Here's my attempt to introduce these 3 concepts in the groff(7) page of
the forthcoming 1.23 release. Let me know how I can improve it. (I
retiterate that it's just an introduction--there is much more detail
about all three later in the page and in groff's Texinfo manual, much of
which has parallel content to its man pages.)
A further few language elements arise as page layouts become more
sophisticated and demanding. Environments collect formatting
parameters like line length and typeface. A diversion stores
formatted output for later use. A trap is a condition on the
input or output, tested automatically by the formatter, that is
associated with a macro, causing it to be called when that
condition is fulfilled.
Footnote support often exercises all three of the foregoing
features. A simple implementation might work as follows. A pair
of macros is defined: one starts a footnote and the other ends
it. The author calls the first macro where a footnote marker is
desired. The macro establishes a diversion so that the footnote
text is collected at the place in the body text where its
corresponding marker appears. An environment is created for the
footnote so that it is set at a smaller typeface. The footnote
text is formatted in the diversion using that environment, but it
does not yet appear in the output. The document author calls the
footnote end macro, which returns to the previous environment and
ends the diversion. Later, after much more body text in the
document, a trap, set a small distance above the page bottom, is
sprung. The macro called by the trap draws a line across the
page and emits the stored diversion. Thus, the footnote is
rendered.
Regards,
Branden
Foo
On Lyndon's comment - if you're trying to get a new generation of troff users
keep in mind that to younger folks than us line noise is a reason to get a
surge protector. And if they have seen phone line noise, I still have a stack
of old modems in the basement for them. And troff is a lot less like line
noise that OpenOffice XML.
I like the proposed improvements in the docs but would go further.
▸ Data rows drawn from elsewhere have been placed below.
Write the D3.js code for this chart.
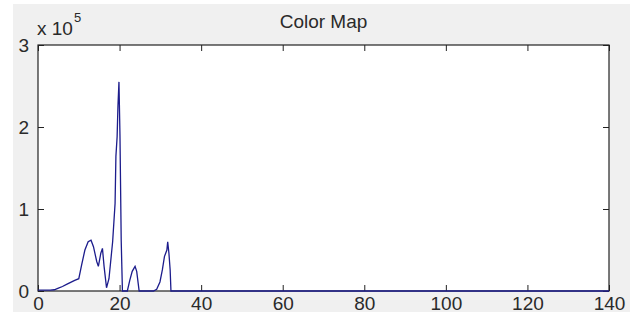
<!DOCTYPE html>
<html lang="en">
<head>
    <meta charset="UTF-8">
    <title>Color Map</title>
    <script src="https://cdn.jsdelivr.net/npm/d3@7"></script>
    <style>
        body { margin: 0; background: #fff; }
        svg { display: block; font-family: "Liberation Sans", Arial, sans-serif; }
        .tick text { fill: #2a2a2a; font-size: 19px; }
    </style>
</head>
<body>
    <div id="chart-space"></div>

    <script>
        // values (counts per bin)
        var binX = [0, 1, 2, 3, 4, 5, 6, 7, 8, 9, 10, 10.7, 11.5, 12.3, 13, 13.6, 14.4, 14.8,
            15.4, 15.8, 16.2, 16.8, 17.4, 18.3, 18.9, 19.1, 19.4, 19.6, 19.85, 20.1, 20.4, 20.7,
            21.9, 22.5, 23.1, 23.8, 24.2, 24.8, 28.3, 29.1, 29.9, 30.5, 31, 31.6, 31.8, 32.1,
            32.4, 32.6, 140];
        var counts = [1000, 1000, 1000, 1000, 1500, 3500, 5500, 8000, 10500, 13000, 15000, 32000,
            50000, 60000, 62000, 54000, 36000, 30000, 46000, 52000, 30000, 4000, 15000, 60000,
            107000, 164000, 188000, 225000, 255000, 189000, 62000, 0,
            0, 13000, 24000, 30000, 24000, 0, 0, 2000, 11000, 26000, 42000, 50000, 60000, 46000,
            26000, 0, 0];
        var xTicks = [0, 20, 40, 60, 80, 100, 120, 140];
        var yTicks = [0, 100000, 200000, 300000];

        var width = 638;
        var height = 321;
        var margin = {top: 45, right: 29, bottom: 30, left: 38};
        var chartWidth = width - margin.left - margin.right;
        var chartHeight = height - margin.top - margin.bottom;

        var svg = d3.select("#chart-space")
            .append("svg")
            .attr("width", width)
            .attr("height", height);

        // grey figure background
        svg.append("rect")
            .attr("x", 13).attr("y", 4)
            .attr("width", 617).attr("height", 308)
            .attr("fill", "#f0f0f0");

        var g = svg.append("g")
            .attr("transform", "translate(" + margin.left + "," + margin.top + ")");

        g.append("rect")
            .attr("width", chartWidth)
            .attr("height", chartHeight)
            .attr("fill", "#fff");

        var xScale = d3.scaleLinear().domain([0, 140]).range([0, chartWidth]);
        var yScale = d3.scaleLinear().domain([0, 300000]).range([chartHeight, 0]);

        // matlab style: ticks pointing inwards on every side
        var xAxis = g.append("g")
            .attr("transform", "translate(0," + chartHeight + ")")
            .call(d3.axisBottom(xScale).tickValues(xTicks).tickSizeInner(-6).tickSizeOuter(0).tickPadding(6));

        var yAxis = g.append("g")
            .call(d3.axisLeft(yScale).tickValues(yTicks).tickSizeInner(-6).tickSizeOuter(0).tickPadding(9)
                .tickFormat(function(d) { return d / 100000; }));

        g.append("g")
            .call(d3.axisTop(xScale).tickValues(xTicks).tickSizeInner(-6).tickSizeOuter(0).tickFormat(""));

        g.append("g")
            .attr("transform", "translate(" + chartWidth + ",0)")
            .call(d3.axisRight(yScale).tickValues(yTicks).tickSizeInner(-6).tickSizeOuter(0).tickFormat(""));

        g.selectAll(".domain").remove();
        g.selectAll(".tick line").attr("stroke", "#222");
        g.selectAll(".tick text").attr("font-family", null).attr("font-size", null);

        // box around the axes
        g.append("rect")
            .attr("width", chartWidth)
            .attr("height", chartHeight)
            .attr("fill", "none")
            .attr("stroke", "#222")
            .attr("stroke-width", 1.2);

        var line = d3.line()
            .x(function(d, i) { return xScale(binX[i]); })
            .y(function(d) { return yScale(d); });

        g.append("path")
            .datum(counts)
            .attr("d", line)
            .attr("fill", "none")
            .attr("stroke", "#1c1c8c")
            .attr("stroke-width", 1.3);

        // title and exponent label
        svg.append("text")
            .attr("x", margin.left + chartWidth / 2)
            .attr("y", 28)
            .attr("text-anchor", "middle")
            .attr("fill", "#2a2a2a")
            .style("font-size", "19px")
            .text("Color Map");

        var expo = svg.append("text")
            .attr("x", 37)
            .attr("y", 35)
            .attr("fill", "#2a2a2a")
            .style("font-size", "19px");
        expo.append("tspan").text("x 10");
        expo.append("tspan")
            .attr("dy", -13)
            .attr("dx", 1)
            .style("font-size", "13px")
            .text("5");
    </script>
</body>
</html>
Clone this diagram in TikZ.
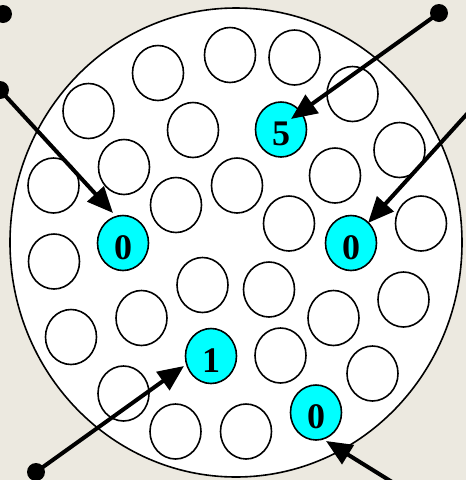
\documentclass[tikz,border=0pt]{standalone}
\usepackage{fontspec}
\setmainfont{Liberation Serif}
\usetikzlibrary{shapes.geometric,arrows.meta,calc}
\definecolor{bg}{RGB}{236,233,224}
\definecolor{cy}{RGB}{0,255,255}
\begin{document}
\begin{tikzpicture}[x=1pt,y=-1pt,
 ball/.style={ellipse,draw=black,line width=1.6pt,fill=white,minimum width=51pt,minimum height=55pt,inner sep=0pt},
 hot/.style={ball,fill=cy,font=\bfseries\fontsize{36}{36}\selectfont,text height=32pt,text depth=0pt},
 dot/.style={circle,fill=black,minimum size=18pt,inner sep=0pt},
 ptr/.style={line width=4pt,-{Triangle[length=26pt,width=22pt]}}]
\clip (0,0) rectangle (466,480);
\fill[bg] (0,0) rectangle (466,480);
\draw[line width=1.6pt,fill=white] (236,242.5) ellipse [x radius=226pt, y radius=234.5pt];
% plain balls
\node[ball] (b1) at (230,55) {};
\node[ball] (b2) at (294.5,57.5) {};
\node[ball] (b3) at (158,73) {};
\node[ball] (b4) at (88.5,111) {};
\node[ball] (b5) at (352.5,94) {};
\node[ball] (b6) at (193,130) {};
\node[ball] (b7) at (399.5,150) {};
\node[ball] (b8) at (124,167) {};
\node[ball] (b9) at (53.5,185.5) {};
\node[ball] (b10) at (237,185.5) {};
\node[ball] (b11) at (335,175.5) {};
\node[ball] (b12) at (176,205) {};
\node[ball] (b13) at (289,223.5) {};
\node[ball] (b14) at (421,223.5) {};
\node[ball] (b15) at (54,261.5) {};
\node[ball] (b16) at (202.5,285) {};
\node[ball] (b17) at (269,289.5) {};
\node[ball] (b18) at (403.5,299.5) {};
\node[ball] (b19) at (141.5,318) {};
\node[ball] (b20) at (71,337) {};
\node[ball] (b21) at (333.5,318) {};
\node[ball] (b22) at (280.5,355.5) {};
\node[ball] (b23) at (372.5,373.5) {};
\node[ball] (b24) at (123.5,393.5) {};
\node[ball] (b25) at (175.5,431.5) {};
\node[ball] (b26) at (246,431.5) {};
% highlighted balls
\node[hot] (h5) at (281,129.5) {5};
\node[hot] (h0a) at (123,243) {0};
\node[hot] (h0b) at (351,243) {0};
\node[hot] (h1) at (211,356) {1};
\node[hot] (h0c) at (316,412.5) {0};
% dots and arrow starts
\node[dot] (d0) at (3,14) {};
\node[dot] (d1) at (0,90) {};
\node[dot] (d2) at (439,13) {};
\coordinate (d3) at (476,104);
\node[dot] (d4) at (36,472) {};
\coordinate (d5) at (405,490);
% arrows
\draw[ptr] (d1.center) -- ($(h0a.center)+(-10,-30)$);
\draw[ptr] (d2.center) -- ($(h5.center)+(10,-10.5)$);
\draw[ptr] (d3) -- ($(h0b.center)+(17,-20)$);
\draw[ptr] (d4.center) -- ($(h1.center)+(-27,10)$);
\draw[ptr] (d5) -- ($(h0c.center)+(10,28.5)$);
\end{tikzpicture}
\end{document}
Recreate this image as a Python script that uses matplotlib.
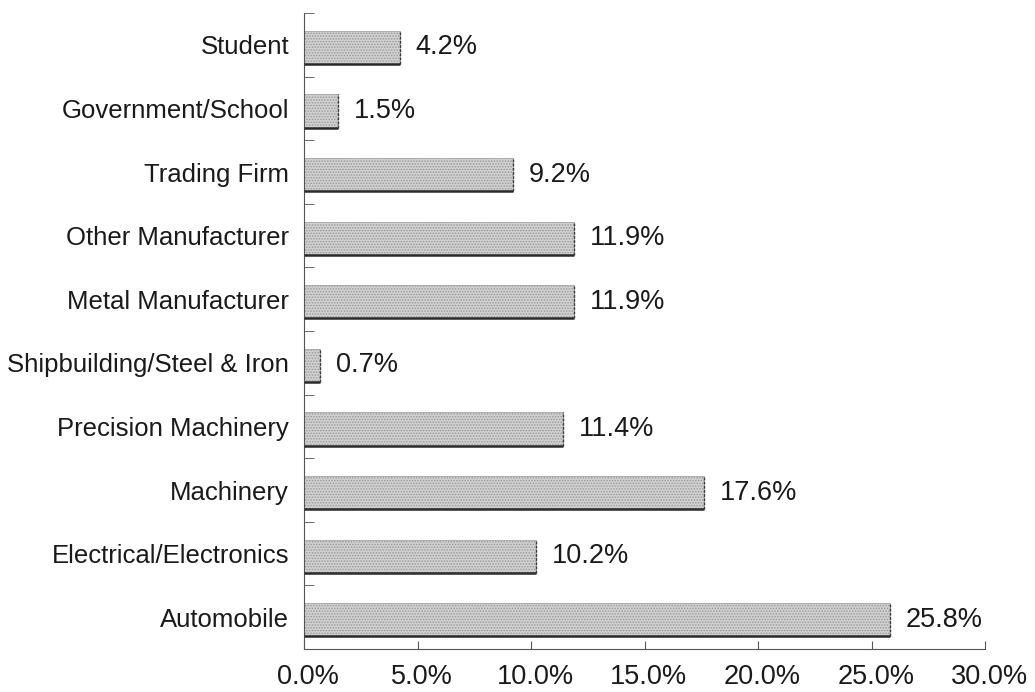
import matplotlib
matplotlib.use("Agg")
import matplotlib.pyplot as plt
from matplotlib.ticker import FixedLocator
from matplotlib.transforms import ScaledTranslation

categories = ["Student", "Government/School", "Trading Firm", "Other Manufacturer",
              "Metal Manufacturer", "Shipbuilding/Steel & Iron", "Precision Machinery",
              "Machinery", "Electrical/Electronics", "Automobile"]
values = [4.2, 1.5, 9.2, 11.9, 11.9, 0.7, 11.4, 17.6, 10.2, 25.8]
xticks = [0, 5, 10, 15, 20, 25, 30]
xtick_labels = ["0.0%", "5.0%", "10.0%", "15.0%", "20.0%", "25.0%", "30.0%"]

plt.rcParams['font.family'] = ['Liberation Sans', 'DejaVu Sans']
plt.rcParams['hatch.color'] = '#505050'
plt.rcParams['hatch.linewidth'] = 0.7

fig = plt.figure(figsize=(10.35, 6.92), dpi=100)
ax = fig.add_axes([0.294, 0.0621, 0.658, 0.919])

n = len(categories)
ypos = list(range(n))[::-1]  # Student at top
h = 0.52
bar_y = [y - 0.04 for y in ypos]
bars = ax.barh(bar_y, values, height=h, color='#d0d0d0', hatch='......',
               edgecolor='#9a9a9a', linewidth=0.5, zorder=2)
for b, v in zip(bars, values):
    y0 = b.get_y()
    # dark bottom shadow and right edge
    ax.plot([0, v], [y0, y0], color='#2a2a2a', lw=1.8, zorder=3, solid_capstyle='butt')
    ax.plot([v, v], [y0, y0 + h], color='#3a3a3a', lw=1.0, ls=(0, (2, 1)), zorder=3)
    ax.text(v + 0.7, y0 + h / 2, f"{v:.1f}%", va='center', ha='left',
            fontsize=19.5, color='#1a1a1a')

ax.set_ylim(-0.5, n - 0.5)
ax.set_xlim(0, 30)
ax.set_yticks(ypos)
ax.set_yticklabels(categories, fontsize=18.5, color='#1a1a1a')
ax.tick_params(axis='y', length=0, pad=11)
ax.yaxis.set_minor_locator(FixedLocator([i - 0.5 for i in range(n + 1)]))
ax.tick_params(axis='y', which='minor', length=7, direction='in', color='#555555')

ax.set_xticks(xticks)
ax.set_xticklabels(xtick_labels, fontsize=19.5, color='#1a1a1a')
ax.tick_params(axis='x', length=6, direction='in', color='#555555', pad=11)
shift = ScaledTranslation(4 / 100, 0, fig.dpi_scale_trans)
for lab in ax.get_xticklabels():
    lab.set_transform(lab.get_transform() + shift)

for s in ['top', 'right']:
    ax.spines[s].set_visible(False)
for s in ['left', 'bottom']:
    ax.spines[s].set_color('#555555')
    ax.spines[s].set_linewidth(0.8)

fig.savefig("out.png", dpi=100)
o As per an earlier thread, I would explain the string/number register stuff
in programming language terms; these are variables. And number registers
have things like auto-increment and all that. It may be *technically*
correct to say that registers are interpolated, but would be way more
accessible to talk about the value of a variable.
o It would be nice to have a table mapping groff constructs into those from
other programming languages. Common ones, that is, not perl. Mentioned
variables above, to me macros are functions, there are a few control
constructs. Explain this stuff in terms that people are familiar with,
try to avoid crufty language.
o I think that it would be helpful to summarize that troff was originally
written for smaller computers which required compromises such as the one
and two character naming scheme. And a table that shows how that scheme
has been compatibly expanded since. Better than hiding this in the
description of every request that uses names.
o I think that an important point to make about diversions is that they're
a bit like scratch paper; that one can scribble on it and take measurements
on them to decide what to do. For example, dumping a paragraph into a
diversion and then measuring it to see if it will fit unbroken on what's
left of a page.
o The description of traps could be expanded. I would say something like the
original traps were a vertical location on a page, and that since then the
term has been overloaded with number of additional varieties.